From the six selected genes based on preliminary analysis for use in detection in serum, only HIC1 would be useful as a single gene marker, with a sensitivity of 31.4% and a specificity of 92.5%. Multiple gene combinations would add a much higher sensitivity (>65%) but would also be associated with a much lower specificity (<60%). However, other gene combinations could have sensitivity of 50.0% with a specificity of 84.5% (Table 4B). Prior reports using promoter hypermethylation to detect HNSCC in serum have shown an ∼35% correlation of primary tumor methylation with matched serum for most studies (12, 26, 30, 44). In our study, the overall sensitivity in detecting the HNSCC in serum ranged from 31.4% to 87.2%, with the necessary caveat that improved sensitivity was obtained at the cost of decreased specificity. The relatively low sensitivity of serum-based detection using promoter hypermethylation has been described for other solid tumors as well (45).

In general, this study indicates that adequate assessment of the utility of promoter hypermethylation in HNSCC includes quantitative measurement of promoter methylation as well as a significant sized cohort of appropriately matched normal controls (46). In addition, the presence of promoter hypermethylation of tumor suppressor genes in control populations can happen as a random and perhaps even physiologic event. This methylation may be tissue specific and may also be related to age or environmental carcinogenic exposures (40, 42). These factors significantly affect the selection of a control group, as limited size, young, healthy control group with minimal tobacco and ethanol exposure can bias reporting of falsely elevated specificity for candidate genes.

We did not investigate the complete promoter region, so the functional status of the gene (silencing of the gene) is not necessarily associated with our detection of methylation. However, the aim of this study was to evaluate performance as a biomarker rather that an indicator of functional alteration in primary tumor.

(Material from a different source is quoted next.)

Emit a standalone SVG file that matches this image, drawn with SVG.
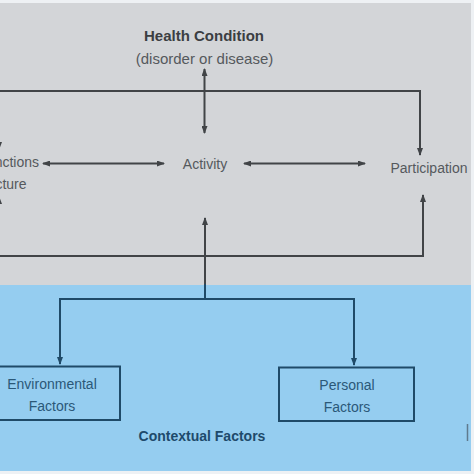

One limitation of this study was the fact that we were unable to have all genes evaluated in all samples (justified by priority of sample usage). Consequently, we may have missed minor associations between methylation markers or risk factors or have been unable to provide a more complete description of methylation in specific compartments. However, there were adequate evaluable samples for the various marker panels analyzed. For the top 21 combinations of markers to detect HNSCC in salivary rinses, 3 of the combinations that had the lowest number of cases available for analysis included 150 cases and 240 controls. The other top 18 combinations had at least 174 cases and 416 controls (Table 2B). For the serum panel, the lowest number of cases available for one of the top marker panels was 36 cases and 130 controls, but other combinations included 70 cases and 373 controls (Table 4B).

In general, we were able to define a panel for HNSCC detection with a high specificity but accompanied by a low sensitivity. This combination of characteristics would not be advantageous for population-based screening. However, we were able to define panels with high sensitivity and low specificity, which may have potential use for surveillance after a HNSCC treatment or surveillance in a high-risk population. Recent studies using the technology of CpG island microarray may be of use in helping to create a panel with higher sensitivity keeping the high specificity (47, 48).

Our findings have also shown that addition of novel detection markers in this context will focus on markers with high specificity, as the effect of addition of markers to a preexisting panel can only degrade specificity. Fortunately, there are some markers (p16 and DCC) that exhibit fairly high specificity, and additional markers with similar, highly specific characteristics are likely to be discovered or characterized in future studies.

Finally, this is an exploratory study in a single cohort of patients. As with all screening and detection modalities, an optimum combination of genes for hypermethylation-based HNSCC detection on salivary rinses or serum needs to be further validated in an independent cohort.